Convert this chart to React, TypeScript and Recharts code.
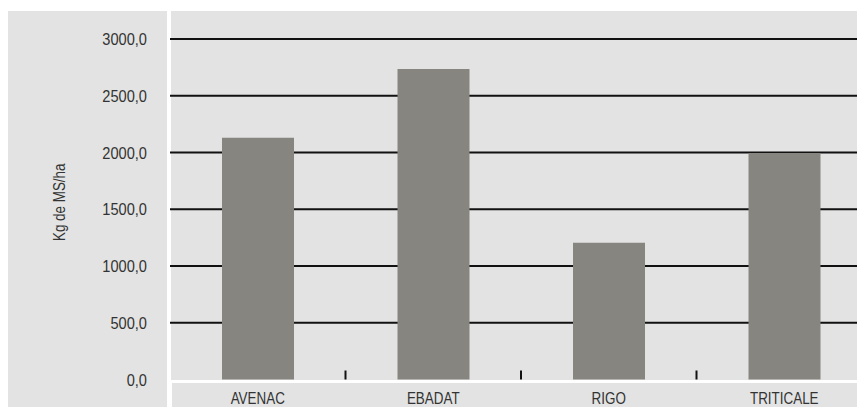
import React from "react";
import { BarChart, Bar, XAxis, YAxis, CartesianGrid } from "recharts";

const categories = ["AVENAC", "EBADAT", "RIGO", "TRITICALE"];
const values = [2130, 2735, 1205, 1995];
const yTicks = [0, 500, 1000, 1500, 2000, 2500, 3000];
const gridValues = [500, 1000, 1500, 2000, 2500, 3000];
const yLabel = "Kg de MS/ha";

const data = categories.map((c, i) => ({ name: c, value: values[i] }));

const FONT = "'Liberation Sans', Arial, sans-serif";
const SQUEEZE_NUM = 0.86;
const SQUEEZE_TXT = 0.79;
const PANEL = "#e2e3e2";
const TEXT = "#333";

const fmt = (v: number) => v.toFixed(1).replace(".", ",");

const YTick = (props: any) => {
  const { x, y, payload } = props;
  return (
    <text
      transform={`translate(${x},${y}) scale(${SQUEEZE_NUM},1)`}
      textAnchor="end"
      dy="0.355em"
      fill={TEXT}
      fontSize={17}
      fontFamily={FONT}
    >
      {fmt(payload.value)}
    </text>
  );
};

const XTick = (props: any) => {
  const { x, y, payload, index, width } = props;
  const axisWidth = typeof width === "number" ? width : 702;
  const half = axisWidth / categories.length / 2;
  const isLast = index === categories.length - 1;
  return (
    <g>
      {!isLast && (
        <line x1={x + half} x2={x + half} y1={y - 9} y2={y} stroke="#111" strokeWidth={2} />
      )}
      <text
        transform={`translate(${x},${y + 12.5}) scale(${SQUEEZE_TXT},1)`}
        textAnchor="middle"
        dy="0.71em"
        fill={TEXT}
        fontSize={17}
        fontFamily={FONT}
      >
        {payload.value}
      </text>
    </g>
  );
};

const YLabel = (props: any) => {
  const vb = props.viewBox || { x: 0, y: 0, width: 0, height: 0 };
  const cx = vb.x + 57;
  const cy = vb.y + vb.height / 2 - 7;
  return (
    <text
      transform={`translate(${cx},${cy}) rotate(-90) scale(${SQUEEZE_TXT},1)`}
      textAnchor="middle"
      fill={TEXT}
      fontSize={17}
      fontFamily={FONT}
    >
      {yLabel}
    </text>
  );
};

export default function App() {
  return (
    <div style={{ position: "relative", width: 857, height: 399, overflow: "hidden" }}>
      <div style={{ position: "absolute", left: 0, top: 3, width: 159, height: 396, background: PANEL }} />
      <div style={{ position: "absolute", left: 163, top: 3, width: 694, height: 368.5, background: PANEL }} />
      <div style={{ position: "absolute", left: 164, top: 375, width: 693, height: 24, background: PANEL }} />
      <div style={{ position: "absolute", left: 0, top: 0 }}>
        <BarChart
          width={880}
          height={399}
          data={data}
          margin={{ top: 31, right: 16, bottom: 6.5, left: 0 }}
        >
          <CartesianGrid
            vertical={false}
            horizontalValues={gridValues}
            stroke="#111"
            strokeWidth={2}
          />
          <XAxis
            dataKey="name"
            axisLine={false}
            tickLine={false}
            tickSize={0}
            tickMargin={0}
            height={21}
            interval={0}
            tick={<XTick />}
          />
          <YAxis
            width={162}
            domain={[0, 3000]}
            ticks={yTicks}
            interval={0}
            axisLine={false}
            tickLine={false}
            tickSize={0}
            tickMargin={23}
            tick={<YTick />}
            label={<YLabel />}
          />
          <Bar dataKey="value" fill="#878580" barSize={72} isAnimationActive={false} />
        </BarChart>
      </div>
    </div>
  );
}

* **Goal of the exercise**:
Without the pictures, return the listing above from its first line through the line that has "XAxis, YAxis, CartesianGrid".

* **Result of the task**:
Convert this chart to React, TypeScript and Recharts code.
import React from "react";
import { BarChart, Bar, XAxis, YAxis, CartesianGrid } from "recharts";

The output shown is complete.